Having a blacklist that eats things without telling the user what the blacklist contains makes for a rather confusing experience. Especially for someone who may not understand how filtering works or what its purpose is.

On the contrary, it's a whitelist of allowed tags. The rest gets eaten. A blacklist is the reverse, where tags on a certain list get eaten and the rest gets passed through.

Dan

#6649

April 29, 2016

Kelimion

Fair enough :) I just erred on the side of caution during development. I don't mind reevaluating the decisions made at the time and updating the code if need be.

Trust me when I say I *much* prefer slight inconveniences of gaping security holes. This approach was the right one initially, but we both agree it can be improved. That is the way to do things, for sure, and exactly why this feedback section exists.

Kelimion

On the contrary, it's a whitelist of allowed tags. The rest gets eaten. A blacklist is the reverse, where tags on a certain list get eaten and the rest gets passed through.
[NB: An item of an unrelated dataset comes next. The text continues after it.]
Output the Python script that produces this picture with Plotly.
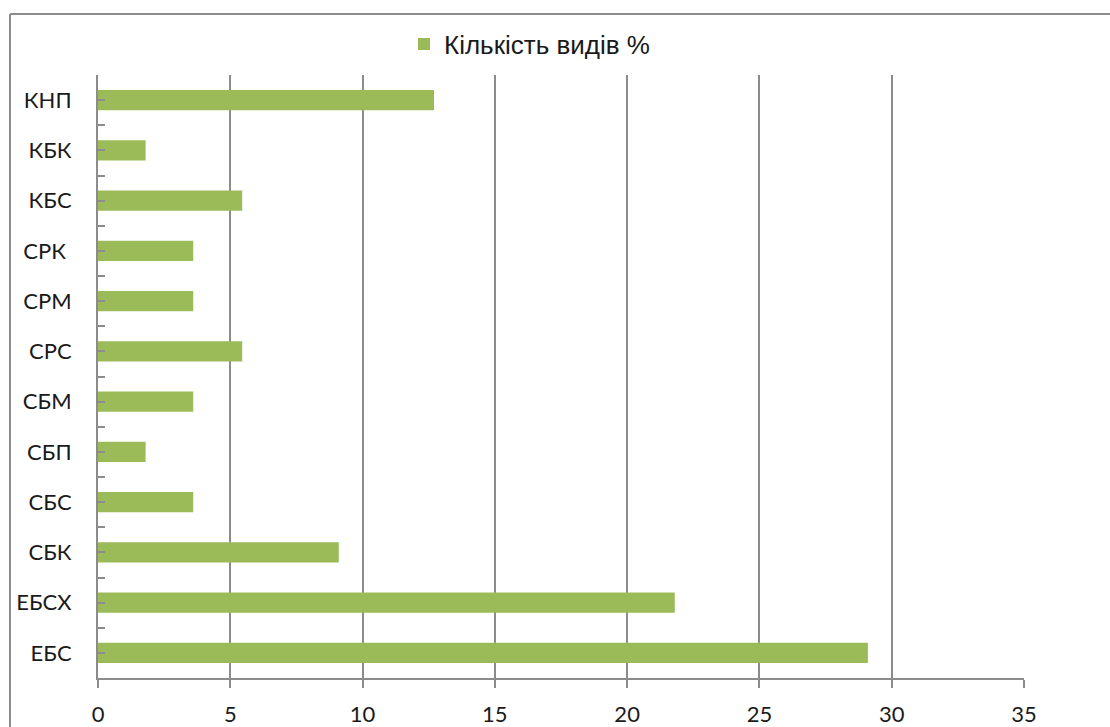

Misread "whitelist" at "blacklist", my bad. Whitelist is the way to go!

Mārtiņš Možeiko

#7170

June 7, 2016

This is relevant not only for HTML tags, but also for C++ code. If I want to type in some sentence #include < string > I want it to shown with < and > brackets and not silently dropped.

Edited by Mārtiņš Možeiko on June 7, 2016, 5:48pm

Jeroen van Rijn

#7921

August 7, 2016

mmozeiko
This is relevant not only for HTML tags, but also for C++ code. If I want to type in some sentence #include < string > I want it to shown with < and > brackets and not silently dropped.

Let's see: <test> & so on 
a = b << 2;

1 2	<test> & so on <!-- more testing --> a = b << 2;